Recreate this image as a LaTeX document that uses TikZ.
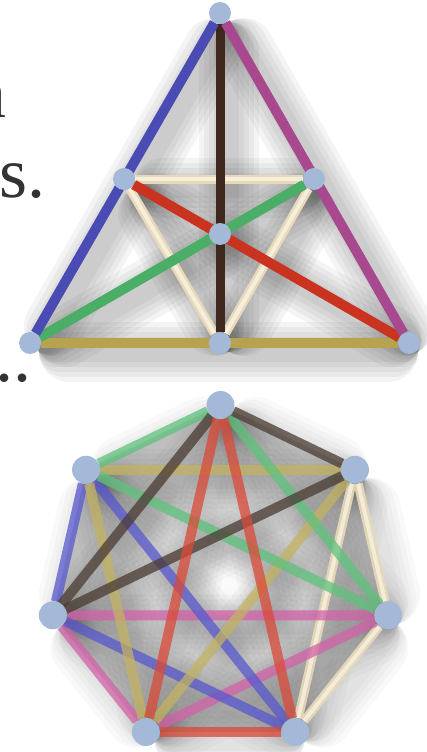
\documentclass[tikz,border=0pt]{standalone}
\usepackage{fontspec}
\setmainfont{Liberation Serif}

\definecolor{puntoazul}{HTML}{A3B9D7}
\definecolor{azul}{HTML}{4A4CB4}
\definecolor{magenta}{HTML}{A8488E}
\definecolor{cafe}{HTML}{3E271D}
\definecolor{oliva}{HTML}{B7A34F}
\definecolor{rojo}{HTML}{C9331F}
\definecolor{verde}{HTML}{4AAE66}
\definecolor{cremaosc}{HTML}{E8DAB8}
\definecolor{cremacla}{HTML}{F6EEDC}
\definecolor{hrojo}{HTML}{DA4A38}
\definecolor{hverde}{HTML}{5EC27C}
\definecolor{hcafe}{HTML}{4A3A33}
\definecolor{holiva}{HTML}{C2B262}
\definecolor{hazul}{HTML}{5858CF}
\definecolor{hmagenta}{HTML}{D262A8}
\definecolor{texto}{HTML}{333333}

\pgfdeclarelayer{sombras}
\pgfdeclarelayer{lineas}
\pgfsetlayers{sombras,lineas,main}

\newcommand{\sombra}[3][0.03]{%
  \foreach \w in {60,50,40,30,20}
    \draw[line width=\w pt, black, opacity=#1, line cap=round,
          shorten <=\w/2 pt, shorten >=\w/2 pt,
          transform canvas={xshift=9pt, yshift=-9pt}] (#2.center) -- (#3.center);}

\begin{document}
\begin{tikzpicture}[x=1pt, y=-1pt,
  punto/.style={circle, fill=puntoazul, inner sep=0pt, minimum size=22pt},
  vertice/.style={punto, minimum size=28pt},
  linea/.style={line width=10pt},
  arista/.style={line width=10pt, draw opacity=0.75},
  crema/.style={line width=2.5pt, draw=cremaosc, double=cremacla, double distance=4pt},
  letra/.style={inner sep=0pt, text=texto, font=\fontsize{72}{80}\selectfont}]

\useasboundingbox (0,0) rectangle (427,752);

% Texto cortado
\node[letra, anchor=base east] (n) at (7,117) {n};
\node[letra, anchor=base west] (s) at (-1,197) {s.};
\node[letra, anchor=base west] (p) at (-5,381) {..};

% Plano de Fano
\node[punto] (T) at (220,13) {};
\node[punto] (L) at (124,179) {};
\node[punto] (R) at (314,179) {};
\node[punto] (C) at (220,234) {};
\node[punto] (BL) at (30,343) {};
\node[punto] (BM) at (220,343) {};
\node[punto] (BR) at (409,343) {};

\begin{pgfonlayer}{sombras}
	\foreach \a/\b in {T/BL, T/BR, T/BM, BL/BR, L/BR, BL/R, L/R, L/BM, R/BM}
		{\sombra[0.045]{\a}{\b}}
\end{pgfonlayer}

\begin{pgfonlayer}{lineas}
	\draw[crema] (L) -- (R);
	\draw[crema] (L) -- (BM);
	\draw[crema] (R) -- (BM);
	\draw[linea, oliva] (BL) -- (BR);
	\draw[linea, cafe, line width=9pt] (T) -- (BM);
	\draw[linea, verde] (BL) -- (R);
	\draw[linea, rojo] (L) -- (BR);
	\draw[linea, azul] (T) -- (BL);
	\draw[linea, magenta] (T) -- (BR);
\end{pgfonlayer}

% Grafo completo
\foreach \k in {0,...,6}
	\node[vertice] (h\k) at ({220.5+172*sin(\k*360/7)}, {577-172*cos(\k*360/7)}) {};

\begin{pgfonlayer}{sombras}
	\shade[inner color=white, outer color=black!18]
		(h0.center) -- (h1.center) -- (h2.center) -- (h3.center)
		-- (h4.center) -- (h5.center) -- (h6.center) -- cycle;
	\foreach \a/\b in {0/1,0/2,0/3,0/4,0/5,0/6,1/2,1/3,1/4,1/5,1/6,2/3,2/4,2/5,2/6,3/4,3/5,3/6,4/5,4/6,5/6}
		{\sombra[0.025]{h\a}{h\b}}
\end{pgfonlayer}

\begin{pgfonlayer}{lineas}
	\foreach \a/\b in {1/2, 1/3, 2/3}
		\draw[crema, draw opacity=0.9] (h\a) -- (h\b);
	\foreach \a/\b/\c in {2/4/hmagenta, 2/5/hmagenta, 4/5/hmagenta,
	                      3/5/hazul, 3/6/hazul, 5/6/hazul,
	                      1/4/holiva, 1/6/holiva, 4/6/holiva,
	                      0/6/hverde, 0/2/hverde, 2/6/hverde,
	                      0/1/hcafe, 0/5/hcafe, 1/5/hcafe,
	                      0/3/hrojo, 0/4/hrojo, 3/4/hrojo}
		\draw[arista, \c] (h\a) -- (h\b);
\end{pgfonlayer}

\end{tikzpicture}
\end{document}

• **WRITTEN EXERCISE**
Exclude the pictures, and transcribe all of the material exactly.

• **RESULT OF THIS EXERCISE**
Recreate this image as a LaTeX document that uses TikZ.
\documentclass[tikz,border=0pt]{standalone}
\usepackage{fontspec}
\setmainfont{Liberation Serif}

\definecolor{puntoazul}{HTML}{A3B9D7}
\definecolor{azul}{HTML}{4A4CB4}
\definecolor{magenta}{HTML}{A8488E}
\definecolor{cafe}{HTML}{3E271D}
\definecolor{oliva}{HTML}{B7A34F}
\definecolor{rojo}{HTML}{C9331F}
\definecolor{verde}{HTML}{4AAE66}
\definecolor{cremaosc}{HTML}{E8DAB8}
\definecolor{cremacla}{HTML}{F6EEDC}
\definecolor{hrojo}{HTML}{DA4A38}
\definecolor{hverde}{HTML}{5EC27C}
\definecolor{hcafe}{HTML}{4A3A33}
\definecolor{holiva}{HTML}{C2B262}
\definecolor{hazul}{HTML}{5858CF}
\definecolor{hmagenta}{HTML}{D262A8}
\definecolor{texto}{HTML}{333333}

\pgfdeclarelayer{sombras}
\pgfdeclarelayer{lineas}
\pgfsetlayers{sombras,lineas,main}

\newcommand{\sombra}[3][0.03]{%
  \foreach \w in {60,50,40,30,20}
    \draw[line width=\w pt, black, opacity=#1, line cap=round,
          shorten <=\w/2 pt, shorten >=\w/2 pt,
          transform canvas={xshift=9pt, yshift=-9pt}] (#2.center) -- (#3.center);}

\begin{document}
\begin{tikzpicture}[x=1pt, y=-1pt,
  punto/.style={circle, fill=puntoazul, inner sep=0pt, minimum size=22pt},
  vertice/.style={punto, minimum size=28pt},
  linea/.style={line width=10pt},
  arista/.style={line width=10pt, draw opacity=0.75},
  crema/.style={line width=2.5pt, draw=cremaosc, double=cremacla, double distance=4pt},
  letra/.style={inner sep=0pt, text=texto, font=\fontsize{72}{80}\selectfont}]

\useasboundingbox (0,0) rectangle (427,752);

% Texto cortado
\node[letra, anchor=base east] (n) at (7,117) {n};
\node[letra, anchor=base west] (s) at (-1,197) {s.};
\node[letra, anchor=base west] (p) at (-5,381) {..};

% Plano de Fano
\node[punto] (T) at (220,13) {};
\node[punto] (L) at (124,179) {};
\node[punto] (R) at (314,179) {};
\node[punto] (C) at (220,234) {};
\node[punto] (BL) at (30,343) {};
\node[punto] (BM) at (220,343) {};
\node[punto] (BR) at (409,343) {};

\begin{pgfonlayer}{sombras}
	\foreach \a/\b in {T/BL, T/BR, T/BM, BL/BR, L/BR, BL/R, L/R, L/BM, R/BM}
		{\sombra[0.045]{\a}{\b}}
\end{pgfonlayer}

\begin{pgfonlayer}{lineas}
	\draw[crema] (L) -- (R);
	\draw[crema] (L) -- (BM);
	\draw[crema] (R) -- (BM);
	\draw[linea, oliva] (BL) -- (BR);
	\draw[linea, cafe, line width=9pt] (T) -- (BM);
	\draw[linea, verde] (BL) -- (R);
	\draw[linea, rojo] (L) -- (BR);
	\draw[linea, azul] (T) -- (BL);
	\draw[linea, magenta] (T) -- (BR);
\end{pgfonlayer}

% Grafo completo
\foreach \k in {0,...,6}
	\node[vertice] (h\k) at ({220.5+172*sin(\k*360/7)}, {577-172*cos(\k*360/7)}) {};

\begin{pgfonlayer}{sombras}
	\shade[inner color=white, outer color=black!18]
		(h0.center) -- (h1.center) -- (h2.center) -- (h3.center)
		-- (h4.center) -- (h5.center) -- (h6.center) -- cycle;
	\foreach \a/\b in {0/1,0/2,0/3,0/4,0/5,0/6,1/2,1/3,1/4,1/5,1/6,2/3,2/4,2/5,2/6,3/4,3/5,3/6,4/5,4/6,5/6}
		{\sombra[0.025]{h\a}{h\b}}
\end{pgfonlayer}

\begin{pgfonlayer}{lineas}
	\foreach \a/\b in {1/2, 1/3, 2/3}
		\draw[crema, draw opacity=0.9] (h\a) -- (h\b);
	\foreach \a/\b/\c in {2/4/hmagenta, 2/5/hmagenta, 4/5/hmagenta,
	                      3/5/hazul, 3/6/hazul, 5/6/hazul,
	                      1/4/holiva, 1/6/holiva, 4/6/holiva,
	                      0/6/hverde, 0/2/hverde, 2/6/hverde,
	                      0/1/hcafe, 0/5/hcafe, 1/5/hcafe,
	                      0/3/hrojo, 0/4/hrojo, 3/4/hrojo}
		\draw[arista, \c] (h\a) -- (h\b);
\end{pgfonlayer}

\end{tikzpicture}
\end{document}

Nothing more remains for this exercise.